Board chair Kathy Ursprung said after the meeting, “I think the volunteers that went out and beat the bushes to talk to people had an impact, and I think the community is just ready to do this.”
The polling results were “a wonderful surprise,” she said.
Anderson said the pollster told him the numbers showed “a much better starting place than we have ever experienced.” But they also cautioned the district, saying, “Don’t take your foot off the gas. It’s not a time to relax.”
A report from polling firm Patinkin Research Strategies said that after messaging to voters, the bond was seen as strengthening technology and job training and ensuring access to safe, modern schools.
If the bond passes, a citizen bond oversight committee would be formed to monitor costs of the building projects.

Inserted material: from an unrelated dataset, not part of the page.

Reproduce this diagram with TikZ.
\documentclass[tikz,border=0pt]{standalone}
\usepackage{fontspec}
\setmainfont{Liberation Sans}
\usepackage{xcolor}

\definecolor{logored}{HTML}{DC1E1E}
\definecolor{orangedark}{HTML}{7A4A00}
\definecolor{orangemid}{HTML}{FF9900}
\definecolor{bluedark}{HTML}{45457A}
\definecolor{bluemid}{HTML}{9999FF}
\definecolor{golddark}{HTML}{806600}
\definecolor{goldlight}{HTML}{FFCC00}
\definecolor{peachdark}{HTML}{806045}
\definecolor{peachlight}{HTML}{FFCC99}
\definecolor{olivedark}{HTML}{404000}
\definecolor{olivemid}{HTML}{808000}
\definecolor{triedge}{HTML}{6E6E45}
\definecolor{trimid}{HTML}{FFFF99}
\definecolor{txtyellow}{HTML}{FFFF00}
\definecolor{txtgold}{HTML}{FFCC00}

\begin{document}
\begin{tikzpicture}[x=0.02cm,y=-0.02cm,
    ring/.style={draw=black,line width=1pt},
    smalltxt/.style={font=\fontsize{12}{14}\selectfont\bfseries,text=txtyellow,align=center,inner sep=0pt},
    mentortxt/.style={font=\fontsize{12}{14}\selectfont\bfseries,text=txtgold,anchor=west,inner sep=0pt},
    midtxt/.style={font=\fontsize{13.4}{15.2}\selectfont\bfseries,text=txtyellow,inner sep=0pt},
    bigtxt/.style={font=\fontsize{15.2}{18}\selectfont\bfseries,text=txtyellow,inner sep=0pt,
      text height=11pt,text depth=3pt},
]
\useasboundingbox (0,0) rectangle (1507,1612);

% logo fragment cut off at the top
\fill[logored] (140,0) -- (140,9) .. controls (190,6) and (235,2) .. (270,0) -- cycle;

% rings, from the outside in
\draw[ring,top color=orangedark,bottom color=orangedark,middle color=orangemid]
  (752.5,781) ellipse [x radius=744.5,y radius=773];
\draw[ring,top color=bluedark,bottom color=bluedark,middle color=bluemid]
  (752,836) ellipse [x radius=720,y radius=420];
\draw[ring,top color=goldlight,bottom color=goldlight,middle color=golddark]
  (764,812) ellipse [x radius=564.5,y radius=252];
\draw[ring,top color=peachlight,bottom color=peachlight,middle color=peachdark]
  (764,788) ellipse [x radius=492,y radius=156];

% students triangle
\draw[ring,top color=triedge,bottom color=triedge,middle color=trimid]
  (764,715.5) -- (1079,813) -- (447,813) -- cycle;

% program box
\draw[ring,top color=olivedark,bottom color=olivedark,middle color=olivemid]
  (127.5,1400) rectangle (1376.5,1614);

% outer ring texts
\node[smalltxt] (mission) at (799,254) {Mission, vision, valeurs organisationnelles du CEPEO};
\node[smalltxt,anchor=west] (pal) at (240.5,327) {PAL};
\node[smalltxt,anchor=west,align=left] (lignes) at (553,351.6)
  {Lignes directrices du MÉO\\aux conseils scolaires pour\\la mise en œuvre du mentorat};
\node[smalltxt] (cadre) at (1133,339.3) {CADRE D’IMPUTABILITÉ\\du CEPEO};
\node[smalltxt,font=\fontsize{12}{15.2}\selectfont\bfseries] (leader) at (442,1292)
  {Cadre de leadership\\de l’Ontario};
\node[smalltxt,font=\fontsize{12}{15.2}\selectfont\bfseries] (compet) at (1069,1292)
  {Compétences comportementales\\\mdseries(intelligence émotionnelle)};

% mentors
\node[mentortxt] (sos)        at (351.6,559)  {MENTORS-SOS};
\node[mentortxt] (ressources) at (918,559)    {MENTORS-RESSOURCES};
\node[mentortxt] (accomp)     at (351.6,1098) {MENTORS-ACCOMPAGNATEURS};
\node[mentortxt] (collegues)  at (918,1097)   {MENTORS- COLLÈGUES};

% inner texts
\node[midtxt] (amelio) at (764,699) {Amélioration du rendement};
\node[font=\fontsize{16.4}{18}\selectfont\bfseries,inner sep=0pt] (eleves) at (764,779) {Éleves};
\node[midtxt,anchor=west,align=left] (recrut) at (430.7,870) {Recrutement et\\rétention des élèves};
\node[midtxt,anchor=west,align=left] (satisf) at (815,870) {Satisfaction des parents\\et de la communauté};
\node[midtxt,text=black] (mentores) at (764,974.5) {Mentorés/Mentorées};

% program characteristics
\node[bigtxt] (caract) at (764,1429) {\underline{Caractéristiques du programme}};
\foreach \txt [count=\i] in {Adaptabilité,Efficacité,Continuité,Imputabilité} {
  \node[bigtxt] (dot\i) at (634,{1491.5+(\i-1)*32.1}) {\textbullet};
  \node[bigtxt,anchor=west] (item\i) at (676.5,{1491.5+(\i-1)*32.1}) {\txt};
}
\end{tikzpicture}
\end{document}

Pollsters said the message of accountability for money spent needs to be conveyed since a perception of wasteful spending drove bond opposition.

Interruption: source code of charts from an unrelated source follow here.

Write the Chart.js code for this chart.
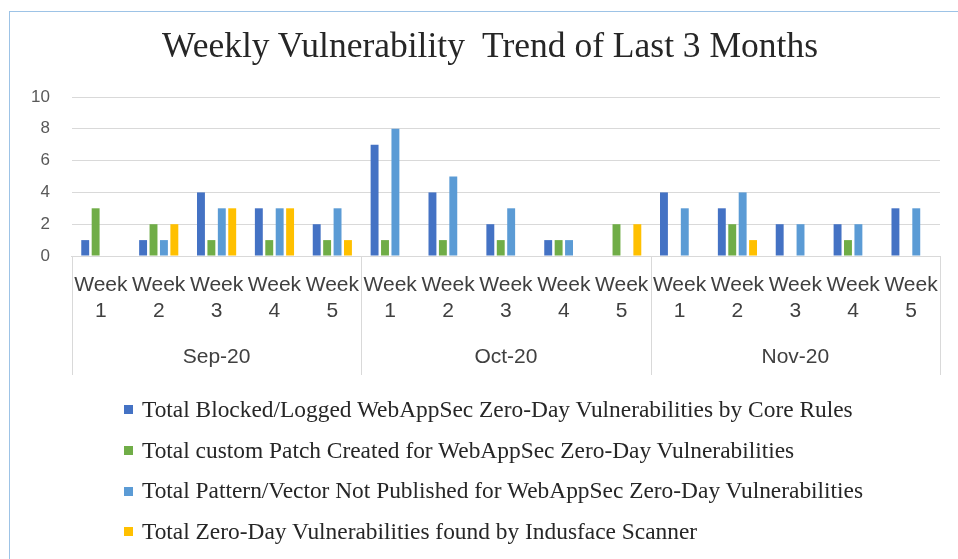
<!DOCTYPE html>
<html>
<head>
<meta charset="utf-8">
<script src="https://cdn.jsdelivr.net/npm/chart.js@4"></script>
<style>
  body { margin: 0; background: #fff; }
  #wrap { position: relative; width: 958px; height: 559px; overflow: hidden; }
  #frame { position: absolute; left: 9px; top: 11px; right: -5px; bottom: -5px;
           border-top: 1px solid #9dc3e6; border-left: 1px solid #9dc3e6; }
  #title { position: absolute; left: 162px; width: 600px; top: 23px; white-space: pre;
           font-family: 'Liberation Serif', 'Times New Roman', serif; font-size: 35.5px; line-height: 44px; color: #262626; }
  #legend { position: absolute; left: 124px; top: 389px; font-family: 'Liberation Serif', 'Times New Roman', serif;
            font-size: 23.4px; color: #262626; }
  #legend div { height: 40.7px; line-height: 40.7px; white-space: nowrap; }
  #legend span { display: inline-block; width: 9px; height: 9px; margin-right: 9px; vertical-align: middle; position: relative; top: -2px; }
</style>
</head>
<body>
<div id="wrap">
  <canvas id="chart" width="958" height="559"></canvas>
  <div id="frame"></div>
  <div id="title"></div>
  <div id="legend"></div>
</div>
<script>
const chartTitle = 'Weekly Vulnerability  Trend of Last 3 Months';

// categories
const months = ['Sep-20', 'Oct-20', 'Nov-20'];
const weeks = ['1', '2', '3', '4', '5'];

// series (Sep W1..W5, Oct W1..W5, Nov W1..W5)
const blockedCore = [1, 1, 4, 3, 2, 7, 4, 2, 1, 0, 4, 3, 2, 2, 3];
const customPatch = [3, 2, 1, 1, 1, 1, 1, 1, 1, 2, 0, 2, 0, 1, 0];
const notPublished = [0, 1, 3, 3, 3, 8, 5, 3, 1, 0, 3, 4, 2, 2, 3];
const scannerFound = [0, 2, 3, 3, 1, 0, 0, 0, 0, 2, 0, 1, 0, 0, 0];

const seriesNames = [
  'Total Blocked/Logged WebAppSec Zero-Day Vulnerabilities by Core Rules',
  'Total custom Patch Created for WebAppSec Zero-Day Vulnerabilities',
  'Total Pattern/Vector Not Published for WebAppSec Zero-Day Vulnerabilities',
  'Total Zero-Day Vulnerabilities found by Indusface Scanner'
];
const seriesColors = ['#4472C4', '#70AD47', '#5B9BD5', '#FFC000'];

// y axis
const yMax = 10;
const yStep = 2;

const labels = [];
months.forEach(() => weeks.forEach(w => labels.push(['Week', w])));

const axisFont = "'Liberation Sans', Arial, sans-serif";

// draws the month row and the box lines under the week labels
const monthRow = {
  id: 'monthRow',
  afterDraw(chart) {
    const ctx = chart.ctx;
    const x = chart.scales.x;
    const half = (x.getPixelForValue(1) - x.getPixelForValue(0)) / 2;
    const top = x.top;
    const bottom = x.bottom;
    ctx.save();
    ctx.strokeStyle = '#d9d9d9';
    ctx.lineWidth = 1;
    const n = weeks.length;
    for (let m = 0; m <= months.length; m++) {
      let px;
      if (m === 0) px = x.getPixelForValue(0) - half;
      else px = x.getPixelForValue(m * n - 1) + half;
      px = Math.round(px) + 0.5;
      ctx.beginPath();
      ctx.moveTo(px, top);
      ctx.lineTo(px, bottom);
      ctx.stroke();
    }
    ctx.fillStyle = '#404040';
    ctx.font = '21px ' + axisFont;
    ctx.textAlign = 'center';
    ctx.textBaseline = 'middle';
    months.forEach((mo, m) => {
      const c = (x.getPixelForValue(m * n) + x.getPixelForValue(m * n + n - 1)) / 2;
      ctx.fillText(mo, c, top + 101);
    });
    ctx.restore();
  }
};

const chart = new Chart(document.getElementById('chart'), {
  type: 'bar',
  data: {
    labels: labels,
    datasets: [blockedCore, customPatch, notPublished, scannerFound].map((d, i) => ({
      label: seriesNames[i],
      data: d,
      backgroundColor: seriesColors[i],
      categoryPercentage: 0.72,
      barPercentage: 0.76
    }))
  },
  options: {
    responsive: false,
    animation: false,
    layout: { padding: { left: 9, right: 18, top: 97, bottom: 184 } },
    plugins: {
      legend: { display: false },
      tooltip: { enabled: false },
      title: { display: false }
    },
    scales: {
      x: {
        grid: { display: false, drawTicks: false },
        border: { display: true, color: '#d9d9d9' },
        ticks: {
          color: '#404040',
          font: { family: axisFont, size: 21, lineHeight: 1.25 },
          padding: 16,
          maxRotation: 0,
          autoSkip: false
        },
        afterFit(scale) { scale.height = 119; }
      },
      y: {
        min: 0,
        max: yMax,
        ticks: {
          stepSize: yStep,
          color: '#595959',
          font: { family: axisFont, size: 17 },
          padding: 22
        },
        grid: { color: '#d9d9d9', drawTicks: false },
        border: { display: false }
      }
    }
  },
  plugins: [monthRow]
});

document.getElementById('title').textContent = chartTitle;

// legend rows built from the chart's datasets
const legend = document.getElementById('legend');
chart.data.datasets.forEach(ds => {
  const row = document.createElement('div');
  const box = document.createElement('span');
  box.style.background = ds.backgroundColor;
  row.appendChild(box);
  row.appendChild(document.createTextNode(ds.label));
  legend.appendChild(row);
});
</script>
</body>
</html>
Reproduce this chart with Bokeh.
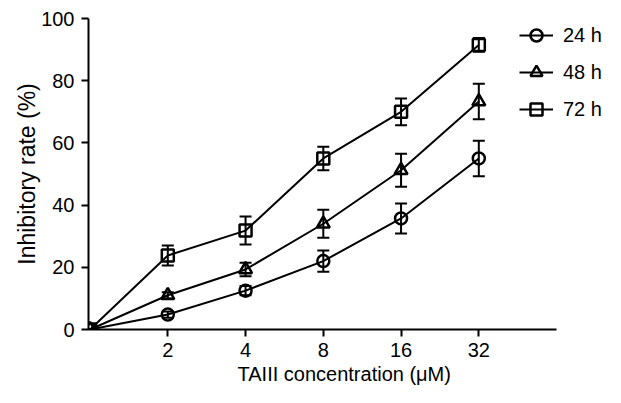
from bokeh.plotting import figure
from bokeh.models import (ColumnDataSource, Whisker, TeeHead, FixedTicker, Legend, LegendItem, Range1d)
from bokeh.embed import file_html
from bokeh.resources import INLINE
import numpy as np

conc_labels = ["0", "2", "4", "8", "16", "32"]
series_names = ["24 h", "48 h", "72 h"]
r24 = [0, 4.8, 12.5, 22.0, 35.7, 55.0]
e24 = [0, 1.0, 1.5, 3.4, 4.8, 5.7]
r48 = [0, 11.0, 19.3, 34.0, 51.2, 73.3]
e48 = [0, 1.0, 2.2, 4.5, 5.3, 5.7]
r72 = [0, 23.8, 31.8, 55.0, 70.0, 91.5]
e72 = [0, 3.2, 4.5, 3.8, 4.3, 2.2]
markers = ["circle", "triangle", "square"]
y_ticks = [0, 20, 40, 60, 80, 100]

FONT = "Liberation Sans"

W, H = 605, 387
BL, BT, BR = 88, 18, 0
FW = W - BL - BR
FH = 311
PXU = 77.75
p = figure(width=W, height=H, output_backend="svg", toolbar_location=None,
           x_range=Range1d(-0.02, -0.02 + FW / PXU), y_range=Range1d(0, 100),
           min_border_left=BL, min_border_right=BR, min_border_top=BT,
           min_border_bottom=H - BT - FH)
p.outline_line_color = None
p.grid.visible = False
p.background_fill_color = "white"

xs = np.arange(len(conc_labels))
items = []
for name, vals, errs, mk in zip(series_names, [r24, r48, r72], [e24, e48, e72], markers):
    v = np.array(vals, dtype=float)
    e = np.array(errs, dtype=float)
    src = ColumnDataSource(dict(x=xs, y=v, upper=v + e, lower=v - e))
    ln = p.line("x", "y", source=src, line_color="black", line_width=2)
    w = Whisker(source=src, base="x", upper="upper", lower="lower", line_color="black", line_width=2,
                upper_head=TeeHead(size=12, line_width=2, line_color="black"),
                lower_head=TeeHead(size=12, line_width=2, line_color="black"))
    p.add_layout(w)
    msize = 12 if mk != "triangle" else 13
    sc = p.scatter("x", "y", source=src, marker=mk, size=msize, fill_color=None,
                   line_color="black", line_width=2.5)
    items.append(LegendItem(label=name, renderers=[ln, sc]))

legend = Legend(items=items, location=(431, FH - 106), padding=0, margin=0, spacing=7,
                glyph_width=34, glyph_height=30, label_standoff=10,
                border_line_color=None, background_fill_alpha=0,
                label_text_font=FONT, label_text_font_size="20px", label_text_color="black")
p.add_layout(legend)

p.xaxis.ticker = FixedTicker(ticks=list(xs[1:]))
p.xaxis.major_label_overrides = {int(i): conc_labels[i] for i in xs}
p.xaxis.bounds = (-0.02, 6.0)
p.yaxis.ticker = FixedTicker(ticks=y_ticks)
p.xaxis.axis_label = "TAIII concentration  (\u03bcM)"
p.yaxis.axis_label = "Inhibitory rate (%)"
for ax in (p.xaxis, p.yaxis):
    ax.axis_line_width = 2
    ax.axis_line_color = "black"
    ax.major_tick_line_width = 2
    ax.major_tick_line_color = "black"
    ax.major_tick_in = 0
    ax.major_tick_out = 7
    ax.minor_tick_line_color = None
    ax.major_label_text_font = FONT
    ax.major_label_text_font_size = "20px"
    ax.major_label_text_color = "black"
    ax.axis_label_text_font = FONT
    ax.axis_label_text_font_style = "normal"
    ax.axis_label_text_color = "black"
p.xaxis.axis_label_text_font_size = "20px"
p.yaxis.axis_label_text_font_size = "23px"
p.xaxis.major_label_standoff = 6
p.yaxis.major_label_standoff = 7
p.xaxis.axis_label_standoff = 3
p.yaxis.axis_label_standoff = -2

open("out.html", "w").write(file_html(p, INLINE))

Of the 53 percent initial yes vote, 23 percent were strong yeses and 30 percent were not strongly yes. Pollsters said they like to see the strong yes bloc closer to 40 percent.
Of the no’s, 20 percent were strong no’s. Just 15 percent of voters were undecided.

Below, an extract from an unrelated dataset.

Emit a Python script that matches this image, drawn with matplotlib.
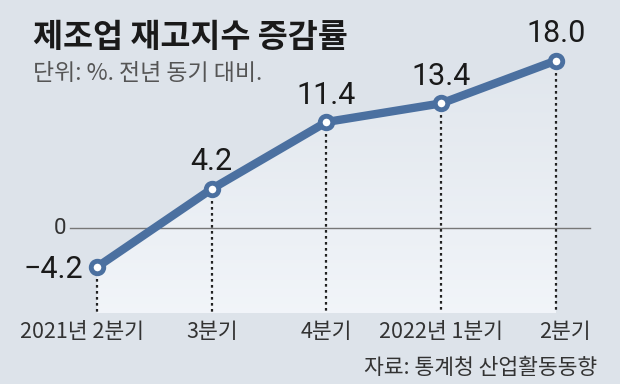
import matplotlib
matplotlib.use("Agg")
import matplotlib.pyplot as plt
import numpy as np
from matplotlib.patches import Polygon

plt.rcParams['font.family'] = ['Noto Sans CJK KR', 'DejaVu Sans']

categories = ["2021년 2분기", "3분기", "4분기", "2022년 1분기", "2분기"]
values = [-4.2, 4.2, 11.4, 13.4, 18.0]
value_labels = ["\u22124.2", "4.2", "11.4", "13.4", "18.0"]
title = "제조업 재고지수 증감률"
subtitle = "단위: %. 전년 동기 대비."
source = "자료: 통계청 산업활동동향"

W, H = 620, 384
bg = "#dde3ea"
line_c = "#4b70a0"
fig = plt.figure(figsize=(W/100, H/100), dpi=100, facecolor=bg)
ax = fig.add_axes([0, 0, 1, 1])
ax.set_facecolor(bg)

# pixel mapping
x0px, dxpx = 97, 114.75
y0px, pxu = 228, 9.3
xlim = (-x0px/dxpx, (W-x0px)/dxpx)
ylim = (-(H-y0px)/pxu, y0px/pxu)
ax.axis('off')

x = np.arange(len(values))
ybot = -(313-y0px)/pxu

# gradient under line
poly_pts = [(x[0], ybot)] + list(zip(x, values)) + [(x[-1], ybot)]
poly = Polygon(poly_pts, closed=True, facecolor='none', edgecolor='none')
ax.add_patch(poly)
grad = np.linspace(0, 1, 256).reshape(-1, 1)
rgba = np.zeros((256, 1, 4))
rgba[..., 0] = 0.96
rgba[..., 1] = 0.97
rgba[..., 2] = 0.985
rgba[..., 3] = 0.15 + 0.75*grad
im = ax.imshow(rgba, extent=[x[0], x[-1], ybot, max(values)], origin='upper',
               aspect='auto', zorder=1, interpolation='bilinear')
im.set_clip_path(poly)
ax.set_xlim(*xlim)
ax.set_ylim(*ylim)

# zero line
ax.plot([(70-x0px)/dxpx, (590-x0px)/dxpx], [0, 0], color="#777777", lw=1.0, zorder=2)
ax.text((66-x0px)/dxpx, 0, "0", ha='right', va='center', fontsize=16, color="#333333",
        family=['Roboto', 'DejaVu Sans'])

# dotted verticals
for xi, v in zip(x, values):
    ax.plot([xi, xi], [v, ybot], color="#222222", lw=1.6, ls=(0, (1.2, 1.5)), zorder=2)

ax.plot(x, values, color=line_c, lw=6, zorder=3, solid_capstyle='round')
ax.plot(x, values, 'o', ms=9, mfc='white', mec=line_c, mew=3.5, zorder=4)

# value labels
for i, (xi, v, lab) in enumerate(zip(x, values, value_labels)):
    if i == 0:
        ax.text(xi - 0.12, v - 0.3, lab, ha='right', va='center', fontsize=22, color="#1a1a1a",
                family=['Roboto', 'DejaVu Sans'])
    else:
        ax.text(xi, v + 2.9, lab, ha='center', va='center', fontsize=22, color="#1a1a1a",
                family=['Roboto', 'DejaVu Sans'])

# x labels
label_shift = [-0.13, 0, 0, 0, 0.08]
for xi, c, s in zip(x, categories, label_shift):
    ax.text(xi + s, -(332-y0px)/pxu, c, ha='center', va='center', fontsize=15.5, color="#333333")

fig.text(33/W, 1-38/H, title, ha='left', va='center', fontsize=23.5, fontweight='bold', color="#1a1a1a")
fig.text(33/W, 1-74/H, subtitle, ha='left', va='center', fontsize=16.5, color="#555555")
fig.text(597/W, 1-368/H, source, ha='right', va='center', fontsize=15.5, color="#333333")

fig.savefig("out.png", dpi=100, facecolor=bg)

The target audience, Anderson said, is the not-strong yeses and the undecided, although undecided people tend to vote no.
The initial yes vote was nine percentage points higher than in polling done a year ago.
Polling showed the strongest support for the bond from parents who currently have children in D21 schools, with a 59 percent yes vote. Those with former students were at 53 percent.
The most opposition came from those over 70, 41 percent of whom who said they’d vote yes, and people with no children currently or ever in the district. Only 32 percent of them would vote yes.
After the first question, support was only slightly lower in the former District 9 (52 percent) than in the former District 12 (56 percent).
The bond will assess no more than $2.99 per $1,000 of assessed property valuation. That would be $562 a year for a median value Wasco County home, worth $188,400.
But because former District 12 taxpayers, who make up more than two-thirds of D21 taxpayers, are still paying for the bond to build the middle school – it retires in 2020 – their net tax increase will be $1.34 per $1,000 of assessed property valuation.
They are paying $1.65 now for the middle school bond, and with the added $1.34 for a new bond, their total would equal $2.99.
Since D9 taxpayers have not had a middle school bond to pay off, their taxes would go up the full $2.99 per $1,000.
Once voters were told about the tax structure in each former district, it improved the yes vote in the former D12 from 52 percent to 58 percent. It did not change the 51 percent yes vote in the former D9, but it did boost the no vote from 37 percent to 42 percent.
As from a year ago, the bond continues to perform best among Democrats and voters who tend to only vote in major elections.
“There’s a reasonable expectation for a very high voter turnout in November, which generally helps bond elections,” Anderson said.
The poll also found 58 percent of voters would support an $80 million bond to build a new high school, and then have the district go back to voters every five years for additional bonds to build the other schools.
The pollsters said, “This proposal should be given serious consideration given its start point.”
On the idea of a high school only bond, Ursprung said, “I can't speak about my fellow board members' thought processes, but I did briefly consider the alternative.
However, having been through the citizen facilities master planning process and knowing the district's need is much greater than a single school, and considering the broad community support reflected in the poll, I felt it would be irresponsible not to give voters the choice to set the larger plan into place.”